◆ Task objective
Every line of the material is to be quoted verbatim, minus the pictures.

◆ Data block
┄┄┄┄┄┄┄┄┄┄
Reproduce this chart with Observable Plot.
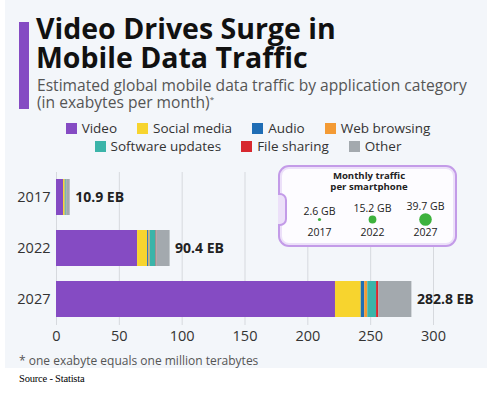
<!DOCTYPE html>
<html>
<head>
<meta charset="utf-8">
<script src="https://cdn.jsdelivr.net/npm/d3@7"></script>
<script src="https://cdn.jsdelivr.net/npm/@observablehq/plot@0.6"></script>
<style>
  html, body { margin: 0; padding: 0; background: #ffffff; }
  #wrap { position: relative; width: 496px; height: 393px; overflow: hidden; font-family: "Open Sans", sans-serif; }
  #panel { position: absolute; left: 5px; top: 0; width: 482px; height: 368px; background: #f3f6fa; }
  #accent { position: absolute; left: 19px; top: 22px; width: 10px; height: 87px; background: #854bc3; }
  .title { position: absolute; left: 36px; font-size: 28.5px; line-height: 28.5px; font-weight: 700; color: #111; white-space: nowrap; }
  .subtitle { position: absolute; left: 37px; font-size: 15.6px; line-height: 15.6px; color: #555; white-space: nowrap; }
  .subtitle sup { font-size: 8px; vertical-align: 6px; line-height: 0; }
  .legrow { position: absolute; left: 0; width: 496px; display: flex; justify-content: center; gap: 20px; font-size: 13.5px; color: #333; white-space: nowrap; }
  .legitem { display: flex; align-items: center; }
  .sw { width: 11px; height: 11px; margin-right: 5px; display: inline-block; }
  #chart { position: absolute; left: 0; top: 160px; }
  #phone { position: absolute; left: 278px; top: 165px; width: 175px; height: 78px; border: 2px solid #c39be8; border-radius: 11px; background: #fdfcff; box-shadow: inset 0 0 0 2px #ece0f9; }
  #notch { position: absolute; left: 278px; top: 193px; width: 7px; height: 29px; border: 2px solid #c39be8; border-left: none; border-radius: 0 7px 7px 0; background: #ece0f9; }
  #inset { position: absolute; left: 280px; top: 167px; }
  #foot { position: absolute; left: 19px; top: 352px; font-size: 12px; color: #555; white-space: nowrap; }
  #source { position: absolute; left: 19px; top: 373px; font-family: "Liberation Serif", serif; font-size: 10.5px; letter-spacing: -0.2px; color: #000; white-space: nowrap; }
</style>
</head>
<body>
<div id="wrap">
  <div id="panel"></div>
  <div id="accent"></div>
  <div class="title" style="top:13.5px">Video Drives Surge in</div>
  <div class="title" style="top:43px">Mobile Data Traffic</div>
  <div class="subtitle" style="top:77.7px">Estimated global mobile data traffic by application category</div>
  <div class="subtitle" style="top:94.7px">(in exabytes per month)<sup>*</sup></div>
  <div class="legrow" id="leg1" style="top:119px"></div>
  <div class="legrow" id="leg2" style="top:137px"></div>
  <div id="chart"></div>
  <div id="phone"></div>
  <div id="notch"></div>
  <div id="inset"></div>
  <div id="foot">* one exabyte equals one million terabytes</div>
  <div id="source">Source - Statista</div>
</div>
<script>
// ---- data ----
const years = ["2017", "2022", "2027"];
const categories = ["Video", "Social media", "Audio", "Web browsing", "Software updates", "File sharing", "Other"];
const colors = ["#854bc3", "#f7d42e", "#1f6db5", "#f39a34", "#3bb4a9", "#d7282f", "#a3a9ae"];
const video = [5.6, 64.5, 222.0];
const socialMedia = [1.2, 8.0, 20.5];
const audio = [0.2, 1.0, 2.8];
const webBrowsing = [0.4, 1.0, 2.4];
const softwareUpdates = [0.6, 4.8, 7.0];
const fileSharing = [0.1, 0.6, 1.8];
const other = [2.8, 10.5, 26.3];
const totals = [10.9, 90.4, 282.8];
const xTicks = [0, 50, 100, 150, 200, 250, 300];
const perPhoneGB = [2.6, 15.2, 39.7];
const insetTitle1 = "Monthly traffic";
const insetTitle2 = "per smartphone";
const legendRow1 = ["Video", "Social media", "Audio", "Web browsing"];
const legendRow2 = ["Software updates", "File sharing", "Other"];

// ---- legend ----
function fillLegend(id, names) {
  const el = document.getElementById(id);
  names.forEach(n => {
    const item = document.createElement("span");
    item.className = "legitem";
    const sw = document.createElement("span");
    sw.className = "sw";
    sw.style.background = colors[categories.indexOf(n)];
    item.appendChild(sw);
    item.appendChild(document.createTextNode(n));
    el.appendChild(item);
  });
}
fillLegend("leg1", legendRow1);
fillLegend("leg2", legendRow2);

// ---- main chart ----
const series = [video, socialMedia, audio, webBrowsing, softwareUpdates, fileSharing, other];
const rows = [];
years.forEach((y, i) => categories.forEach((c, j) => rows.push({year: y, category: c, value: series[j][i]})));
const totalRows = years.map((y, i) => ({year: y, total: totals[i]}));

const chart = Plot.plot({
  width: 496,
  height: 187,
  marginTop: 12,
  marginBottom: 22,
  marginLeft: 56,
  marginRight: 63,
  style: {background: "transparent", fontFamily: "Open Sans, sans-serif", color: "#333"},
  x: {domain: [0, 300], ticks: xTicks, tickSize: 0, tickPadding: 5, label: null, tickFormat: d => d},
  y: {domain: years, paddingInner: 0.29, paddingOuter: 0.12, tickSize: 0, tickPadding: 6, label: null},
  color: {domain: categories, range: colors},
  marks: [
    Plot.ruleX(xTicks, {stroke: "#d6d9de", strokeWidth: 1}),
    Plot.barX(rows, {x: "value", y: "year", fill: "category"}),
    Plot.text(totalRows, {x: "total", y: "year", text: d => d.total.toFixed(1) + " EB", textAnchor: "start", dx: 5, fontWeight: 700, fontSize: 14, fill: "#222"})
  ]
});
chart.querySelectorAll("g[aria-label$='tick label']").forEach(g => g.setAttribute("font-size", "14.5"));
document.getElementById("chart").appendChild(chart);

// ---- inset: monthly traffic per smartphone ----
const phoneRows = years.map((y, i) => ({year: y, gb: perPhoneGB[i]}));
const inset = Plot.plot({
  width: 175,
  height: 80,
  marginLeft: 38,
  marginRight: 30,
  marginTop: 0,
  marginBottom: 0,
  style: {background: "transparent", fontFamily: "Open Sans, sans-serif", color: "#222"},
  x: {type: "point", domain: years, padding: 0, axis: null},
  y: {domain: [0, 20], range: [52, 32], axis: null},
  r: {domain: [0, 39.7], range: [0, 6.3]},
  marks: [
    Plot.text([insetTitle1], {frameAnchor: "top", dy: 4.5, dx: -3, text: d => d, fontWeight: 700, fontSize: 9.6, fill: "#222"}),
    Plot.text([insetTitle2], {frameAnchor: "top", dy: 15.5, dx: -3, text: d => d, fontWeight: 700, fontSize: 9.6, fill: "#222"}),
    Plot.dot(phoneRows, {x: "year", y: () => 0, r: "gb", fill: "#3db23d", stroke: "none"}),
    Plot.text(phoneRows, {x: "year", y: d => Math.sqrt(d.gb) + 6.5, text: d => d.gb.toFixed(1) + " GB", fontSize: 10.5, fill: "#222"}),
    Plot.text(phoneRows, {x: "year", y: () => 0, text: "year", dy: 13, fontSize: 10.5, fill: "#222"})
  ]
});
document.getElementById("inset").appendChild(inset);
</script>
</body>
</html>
┄┄┄┄┄┄┄┄┄┄
◆ Reply
Reproduce this chart with Observable Plot.
<!DOCTYPE html>
<html>
<head>
<meta charset="utf-8">
<script src="https://cdn.jsdelivr.net/npm/d3@7"></script>
<script src="https://cdn.jsdelivr.net/npm/@observablehq/plot@0.6"></script>
<style>
  html, body { margin: 0; padding: 0; background: #ffffff; }
  #wrap { position: relative; width: 496px; height: 393px; overflow: hidden; font-family: "Open Sans", sans-serif; }
  #panel { position: absolute; left: 5px; top: 0; width: 482px; height: 368px; background: #f3f6fa; }
  #accent { position: absolute; left: 19px; top: 22px; width: 10px; height: 87px; background: #854bc3; }
  .title { position: absolute; left: 36px; font-size: 28.5px; line-height: 28.5px; font-weight: 700; color: #111; white-space: nowrap; }
  .subtitle { position: absolute; left: 37px; font-size: 15.6px; line-height: 15.6px; color: #555; white-space: nowrap; }
  .subtitle sup { font-size: 8px; vertical-align: 6px; line-height: 0; }
  .legrow { position: absolute; left: 0; width: 496px; display: flex; justify-content: center; gap: 20px; font-size: 13.5px; color: #333; white-space: nowrap; }
  .legitem { display: flex; align-items: center; }
  .sw { width: 11px; height: 11px; margin-right: 5px; display: inline-block; }
  #chart { position: absolute; left: 0; top: 160px; }
  #phone { position: absolute; left: 278px; top: 165px; width: 175px; height: 78px; border: 2px solid #c39be8; border-radius: 11px; background: #fdfcff; box-shadow: inset 0 0 0 2px #ece0f9; }
  #notch { position: absolute; left: 278px; top: 193px; width: 7px; height: 29px; border: 2px solid #c39be8; border-left: none; border-radius: 0 7px 7px 0; background: #ece0f9; }
  #inset { position: absolute; left: 280px; top: 167px; }
  #foot { position: absolute; left: 19px; top: 352px; font-size: 12px; color: #555; white-space: nowrap; }
  #source { position: absolute; left: 19px; top: 373px; font-family: "Liberation Serif", serif; font-size: 10.5px; letter-spacing: -0.2px; color: #000; white-space: nowrap; }
</style>
</head>
<body>
<div id="wrap">
  <div id="panel"></div>
  <div id="accent"></div>
  <div class="title" style="top:13.5px">Video Drives Surge in</div>
  <div class="title" style="top:43px">Mobile Data Traffic</div>
  <div class="subtitle" style="top:77.7px">Estimated global mobile data traffic by application category</div>
  <div class="subtitle" style="top:94.7px">(in exabytes per month)<sup>*</sup></div>
  <div class="legrow" id="leg1" style="top:119px"></div>
  <div class="legrow" id="leg2" style="top:137px"></div>
  <div id="chart"></div>
  <div id="phone"></div>
  <div id="notch"></div>
  <div id="inset"></div>
  <div id="foot">* one exabyte equals one million terabytes</div>
  <div id="source">Source - Statista</div>
</div>
<script>
// ---- data ----
const years = ["2017", "2022", "2027"];
const categories = ["Video", "Social media", "Audio", "Web browsing", "Software updates", "File sharing", "Other"];
const colors = ["#854bc3", "#f7d42e", "#1f6db5", "#f39a34", "#3bb4a9", "#d7282f", "#a3a9ae"];
const video = [5.6, 64.5, 222.0];
const socialMedia = [1.2, 8.0, 20.5];
const audio = [0.2, 1.0, 2.8];
const webBrowsing = [0.4, 1.0, 2.4];
const softwareUpdates = [0.6, 4.8, 7.0];
const fileSharing = [0.1, 0.6, 1.8];
const other = [2.8, 10.5, 26.3];
const totals = [10.9, 90.4, 282.8];
const xTicks = [0, 50, 100, 150, 200, 250, 300];
const perPhoneGB = [2.6, 15.2, 39.7];
const insetTitle1 = "Monthly traffic";
const insetTitle2 = "per smartphone";
const legendRow1 = ["Video", "Social media", "Audio", "Web browsing"];
const legendRow2 = ["Software updates", "File sharing", "Other"];

// ---- legend ----
function fillLegend(id, names) {
  const el = document.getElementById(id);
  names.forEach(n => {
    const item = document.createElement("span");
    item.className = "legitem";
    const sw = document.createElement("span");
    sw.className = "sw";
    sw.style.background = colors[categories.indexOf(n)];
    item.appendChild(sw);
    item.appendChild(document.createTextNode(n));
    el.appendChild(item);
  });
}
fillLegend("leg1", legendRow1);
fillLegend("leg2", legendRow2);

// ---- main chart ----
const series = [video, socialMedia, audio, webBrowsing, softwareUpdates, fileSharing, other];
const rows = [];
years.forEach((y, i) => categories.forEach((c, j) => rows.push({year: y, category: c, value: series[j][i]})));
const totalRows = years.map((y, i) => ({year: y, total: totals[i]}));

const chart = Plot.plot({
  width: 496,
  height: 187,
  marginTop: 12,
  marginBottom: 22,
  marginLeft: 56,
  marginRight: 63,
  style: {background: "transparent", fontFamily: "Open Sans, sans-serif", color: "#333"},
  x: {domain: [0, 300], ticks: xTicks, tickSize: 0, tickPadding: 5, label: null, tickFormat: d => d},
  y: {domain: years, paddingInner: 0.29, paddingOuter: 0.12, tickSize: 0, tickPadding: 6, label: null},
  color: {domain: categories, range: colors},
  marks: [
    Plot.ruleX(xTicks, {stroke: "#d6d9de", strokeWidth: 1}),
    Plot.barX(rows, {x: "value", y: "year", fill: "category"}),
    Plot.text(totalRows, {x: "total", y: "year", text: d => d.total.toFixed(1) + " EB", textAnchor: "start", dx: 5, fontWeight: 700, fontSize: 14, fill: "#222"})
  ]
});
chart.querySelectorAll("g[aria-label$='tick label']").forEach(g => g.setAttribute("font-size", "14.5"));
document.getElementById("chart").appendChild(chart);

// ---- inset: monthly traffic per smartphone ----
const phoneRows = years.map((y, i) => ({year: y, gb: perPhoneGB[i]}));
const inset = Plot.plot({
  width: 175,
  height: 80,
  marginLeft: 38,
  marginRight: 30,
  marginTop: 0,
  marginBottom: 0,
  style: {background: "transparent", fontFamily: "Open Sans, sans-serif", color: "#222"},
  x: {type: "point", domain: years, padding: 0, axis: null},
  y: {domain: [0, 20], range: [52, 32], axis: null},
  r: {domain: [0, 39.7], range: [0, 6.3]},
  marks: [
    Plot.text([insetTitle1], {frameAnchor: "top", dy: 4.5, dx: -3, text: d => d, fontWeight: 700, fontSize: 9.6, fill: "#222"}),
    Plot.text([insetTitle2], {frameAnchor: "top", dy: 15.5, dx: -3, text: d => d, fontWeight: 700, fontSize: 9.6, fill: "#222"}),
    Plot.dot(phoneRows, {x: "year", y: () => 0, r: "gb", fill: "#3db23d", stroke: "none"}),
    Plot.text(phoneRows, {x: "year", y: d => Math.sqrt(d.gb) + 6.5, text: d => d.gb.toFixed(1) + " GB", fontSize: 10.5, fill: "#222"}),
    Plot.text(phoneRows, {x: "year", y: () => 0, text: "year", dy: 13, fontSize: 10.5, fill: "#222"})
  ]
});
document.getElementById("inset").appendChild(inset);
</script>
</body>
</html>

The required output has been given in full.